Yes, marketshare for indys was far higher in 1990. It was darned near 100% in 1930. :wink: It dropped, and now it’s coming back up a bit. One of the reasons I feel good about indy marketshare going up at all is that it had dropped so far. This could well be a sign that I’m not the only person who has grown tired of the bland selection of the chains and their lack of support for small presses and midlist authors. It’s not just a one-year blip, either. An article in Bookselling This Week entitled Independent Bookstore Sales Continue Upward Trend states:

Yeah, I know it’s a trade pub for indy booksellers, but I like my rose-colored glasses, thankyouverymuch!

------ It dropped, and now it’s coming back up a bit. One of the reasons I feel good about indy marketshare going up at all is that it had dropped so far. This could well be a sign that I’m not the only person who has grown tired of the bland selection of the chains and their lack of support for small presses and midlist authors.

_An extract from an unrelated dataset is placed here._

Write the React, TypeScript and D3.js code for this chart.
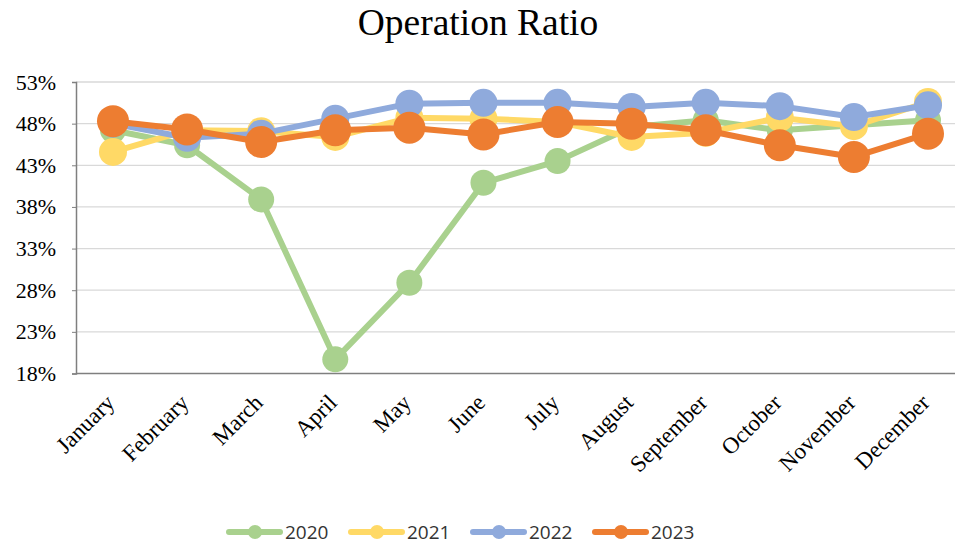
import React, { useEffect, useRef } from "react";
import * as d3 from "d3";

const months = [
  "January", "February", "March", "April", "May", "June",
  "July", "August", "September", "October", "November", "December",
];
const years = ["2020", "2021", "2022", "2023"];
const colors = ["#A9D18E", "#FFD966", "#8FAADC", "#ED7D31"];

const v2020 = [47.2, 45.4, 38.9, 19.7, 28.9, 40.9, 43.5, 47.6, 48.4, 47.2, 47.8, 48.4];
const v2021 = [44.6, 47.2, 47.1, 46.4, 48.7, 48.6, 48.2, 46.4, 46.9, 48.7, 47.7, 50.6];
const v2022 = [48.0, 46.3, 46.8, 48.6, 50.4, 50.5, 50.5, 50.0, 50.5, 50.1, 48.8, 50.2];
const v2023 = [48.3, 47.3, 45.8, 47.2, 47.5, 46.7, 48.2, 48.0, 47.2, 45.4, 44.0, 46.8];
const series = [v2020, v2021, v2022, v2023];

const yTicks = [18, 23, 28, 33, 38, 43, 48, 53];

const W = 955;
const H = 545;

function drawChart(el: SVGSVGElement) {
  const svg = d3.select(el);
  svg.selectAll("*").remove();

  const x = d3.scalePoint().domain(months).range([113, 928]);
  const y = d3.scaleLinear().domain([18, 53]).range([373.5, 82]);

  svg
    .append("text")
    .attr("x", 478)
    .attr("y", 35)
    .attr("text-anchor", "middle")
    .attr("font-family", "'Liberation Serif', serif")
    .attr("font-size", 37.5)
    .attr("fill", "#000")
    .text("Operation Ratio");

  // gridlines
  svg
    .append("g")
    .selectAll("line")
    .data(yTicks.slice(1))
    .enter()
    .append("line")
    .attr("x1", 76)
    .attr("x2", W)
    .attr("y1", d => y(d))
    .attr("y2", d => y(d))
    .attr("stroke", "#d9d9d9")
    .attr("stroke-width", 1.3);

  // axes
  const yAxis = svg
    .append("g")
    .attr("transform", "translate(76,0)")
    .call(
      d3
        .axisLeft(y)
        .tickValues(yTicks)
        .tickSize(4)
        .tickFormat(d => `${d}%`)
    );
  yAxis.select(".domain").attr("stroke", "#7f7f7f").attr("stroke-width", 1.5);
  yAxis.selectAll(".tick line").attr("stroke", "#7f7f7f");
  yAxis
    .selectAll(".tick text")
    .attr("x", -20)
    .attr("font-family", "'Liberation Serif', serif")
    .attr("font-size", 22)
    .attr("fill", "#000");

  svg
    .append("line")
    .attr("x1", 76)
    .attr("x2", W)
    .attr("y1", y(18))
    .attr("y2", y(18))
    .attr("stroke", "#7f7f7f")
    .attr("stroke-width", 1.5);

  svg
    .append("g")
    .selectAll("text")
    .data(months)
    .enter()
    .append("text")
    .attr("transform", d => `translate(${(x(d) as number) + 3},${404}) rotate(-45)`)
    .attr("text-anchor", "end")
    .attr("font-family", "'Liberation Serif', serif")
    .attr("font-size", 23)
    .attr("fill", "#000")
    .text(d => d);

  const line = d3
    .line<number>()
    .x((_, i) => x(months[i]) as number)
    .y(d => y(d));

  const radii = [13, 14, 14, 16];

  series.forEach((vals, si) => {
    const g = svg.append("g");
    g.append("path")
      .datum(vals)
      .attr("d", line)
      .attr("fill", "none")
      .attr("stroke", colors[si])
      .attr("stroke-width", 6)
      .attr("stroke-linejoin", "round");
    g.selectAll("circle")
      .data(vals)
      .enter()
      .append("circle")
      .attr("cx", (_, i) => x(months[i]) as number)
      .attr("cy", d => y(d))
      .attr("r", radii[si])
      .attr("fill", colors[si]);
  });

  // legend
  const legend = svg
    .append("g")
    .selectAll("g")
    .data(years)
    .enter()
    .append("g")
    .attr("transform", (_, i) => `translate(${229 + i * 122},532)`);
  legend
    .append("line")
    .attr("x1", 0)
    .attr("x2", 51)
    .attr("stroke", (_, i) => colors[i])
    .attr("stroke-width", 6)
    .attr("stroke-linecap", "round");
  legend
    .append("circle")
    .attr("cx", 26)
    .attr("r", 7)
    .attr("fill", (_, i) => colors[i]);
  legend
    .append("text")
    .attr("x", 56)
    .attr("y", 7)
    .attr("font-family", "'Open Sans', sans-serif")
    .attr("font-size", 19)
    .attr("fill", "#333")
    .text(d => d);
}

export default function App() {
  const ref = useRef<SVGSVGElement>(null);
  useEffect(() => {
    if (ref.current) drawChart(ref.current);
  }, []);
  return (
    <svg
      ref={ref}
      width={W}
      height={H}
      style={{ position: "absolute", left: 0, top: 0, background: "#fff" }}
    />
  );
}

Yeah, but how do you compete with Amazon’s 20-30%+ discount and infinite selection? (Real question: do you have a coffeehouse? Is your location terrific? How does it work?)

Separately:
Shouldn’t lower online prices and great selection stimulate book sales? I would think that it would easier for an Aardvark author to link sell his wares to the relatively exclusive groupings of Aardvark fans. In other words, I would think it would be better mid-ranked authors in the 10,000-200,000 category at Amazon.

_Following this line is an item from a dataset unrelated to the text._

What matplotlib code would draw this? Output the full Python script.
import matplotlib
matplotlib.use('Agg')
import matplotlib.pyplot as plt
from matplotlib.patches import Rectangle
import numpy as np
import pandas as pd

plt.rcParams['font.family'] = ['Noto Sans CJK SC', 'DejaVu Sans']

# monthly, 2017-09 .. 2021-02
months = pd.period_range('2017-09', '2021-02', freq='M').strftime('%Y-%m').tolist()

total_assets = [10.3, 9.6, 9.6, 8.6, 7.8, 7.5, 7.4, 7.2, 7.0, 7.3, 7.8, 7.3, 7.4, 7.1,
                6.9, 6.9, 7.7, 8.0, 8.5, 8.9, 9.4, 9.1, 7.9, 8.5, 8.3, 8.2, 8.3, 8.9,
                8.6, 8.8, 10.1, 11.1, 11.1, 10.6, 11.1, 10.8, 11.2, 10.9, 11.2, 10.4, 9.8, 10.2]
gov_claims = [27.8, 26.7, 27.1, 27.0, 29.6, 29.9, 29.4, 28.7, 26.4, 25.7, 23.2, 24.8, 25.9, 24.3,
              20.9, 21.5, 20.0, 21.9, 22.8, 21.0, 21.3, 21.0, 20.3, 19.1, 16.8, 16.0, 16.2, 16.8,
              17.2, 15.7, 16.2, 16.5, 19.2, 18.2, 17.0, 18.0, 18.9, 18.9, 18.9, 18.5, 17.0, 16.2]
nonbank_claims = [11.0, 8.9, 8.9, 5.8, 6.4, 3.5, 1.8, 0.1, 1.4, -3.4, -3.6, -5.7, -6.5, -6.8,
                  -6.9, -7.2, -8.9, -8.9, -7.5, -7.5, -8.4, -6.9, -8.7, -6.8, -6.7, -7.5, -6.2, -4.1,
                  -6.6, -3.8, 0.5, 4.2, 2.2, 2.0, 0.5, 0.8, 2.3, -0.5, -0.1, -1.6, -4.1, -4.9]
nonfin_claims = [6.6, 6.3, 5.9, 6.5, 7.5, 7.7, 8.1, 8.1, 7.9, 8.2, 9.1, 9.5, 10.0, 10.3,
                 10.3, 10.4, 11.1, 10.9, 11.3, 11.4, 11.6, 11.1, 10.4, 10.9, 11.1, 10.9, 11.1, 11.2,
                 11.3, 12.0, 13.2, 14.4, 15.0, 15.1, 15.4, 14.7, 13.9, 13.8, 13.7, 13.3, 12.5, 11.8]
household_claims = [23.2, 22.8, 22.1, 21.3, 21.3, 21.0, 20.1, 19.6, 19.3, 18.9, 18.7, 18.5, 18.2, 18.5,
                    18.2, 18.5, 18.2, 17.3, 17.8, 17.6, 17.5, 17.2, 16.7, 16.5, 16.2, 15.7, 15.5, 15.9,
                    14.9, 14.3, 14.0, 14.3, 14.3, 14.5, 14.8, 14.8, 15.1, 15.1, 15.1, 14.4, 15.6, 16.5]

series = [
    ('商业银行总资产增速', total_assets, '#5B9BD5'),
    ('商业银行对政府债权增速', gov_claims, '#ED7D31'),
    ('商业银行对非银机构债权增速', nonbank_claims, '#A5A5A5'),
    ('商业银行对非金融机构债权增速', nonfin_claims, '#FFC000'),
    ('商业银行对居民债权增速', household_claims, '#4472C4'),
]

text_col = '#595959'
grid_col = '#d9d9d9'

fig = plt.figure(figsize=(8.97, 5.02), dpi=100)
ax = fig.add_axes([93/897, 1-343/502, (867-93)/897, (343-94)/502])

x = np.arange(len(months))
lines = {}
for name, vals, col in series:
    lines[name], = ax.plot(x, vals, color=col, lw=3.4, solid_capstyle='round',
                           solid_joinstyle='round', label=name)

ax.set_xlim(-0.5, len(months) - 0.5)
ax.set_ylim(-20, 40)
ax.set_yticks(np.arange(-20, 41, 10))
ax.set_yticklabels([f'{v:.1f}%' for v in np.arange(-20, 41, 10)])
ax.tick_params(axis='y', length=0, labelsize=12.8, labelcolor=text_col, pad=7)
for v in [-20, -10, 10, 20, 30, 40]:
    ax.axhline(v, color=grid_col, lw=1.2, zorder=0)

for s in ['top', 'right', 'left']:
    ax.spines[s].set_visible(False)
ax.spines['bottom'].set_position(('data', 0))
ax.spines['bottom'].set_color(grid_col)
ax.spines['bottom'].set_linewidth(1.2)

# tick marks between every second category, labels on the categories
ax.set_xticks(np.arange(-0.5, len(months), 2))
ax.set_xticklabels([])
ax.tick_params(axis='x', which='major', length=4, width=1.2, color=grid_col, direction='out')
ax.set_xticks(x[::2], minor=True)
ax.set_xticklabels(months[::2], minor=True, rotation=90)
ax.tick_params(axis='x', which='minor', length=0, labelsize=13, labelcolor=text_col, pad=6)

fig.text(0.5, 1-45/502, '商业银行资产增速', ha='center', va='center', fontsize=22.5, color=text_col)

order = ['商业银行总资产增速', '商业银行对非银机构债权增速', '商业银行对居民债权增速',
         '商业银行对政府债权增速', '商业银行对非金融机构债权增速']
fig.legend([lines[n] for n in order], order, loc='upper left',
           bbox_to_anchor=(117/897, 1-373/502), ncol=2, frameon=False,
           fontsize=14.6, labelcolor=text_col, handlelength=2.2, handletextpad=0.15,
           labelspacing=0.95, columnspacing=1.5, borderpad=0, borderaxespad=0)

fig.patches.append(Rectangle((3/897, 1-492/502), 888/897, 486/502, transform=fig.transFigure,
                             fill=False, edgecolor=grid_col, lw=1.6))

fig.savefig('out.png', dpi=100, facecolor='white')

I think the online selling is a boon for niche authors, but… this is the point I keep trying to make… at the same time it’s made things tougher for midlist authors. Now we have to compete with the authors from smaller presses whose books would never be on the shelf of a brick-and-mortar bookstore. Fifteen years ago, my book might be the only entry on a subject that was available at Waldenbooks or B.Dalton. Now, that’ll never happen.

We’re also competing (in most genres) with used copies of books, many of which are out of print. It’s great for the consumer, who has more choices at Amazon than he ever did at a mall bookstore, but it’s much tougher for an author.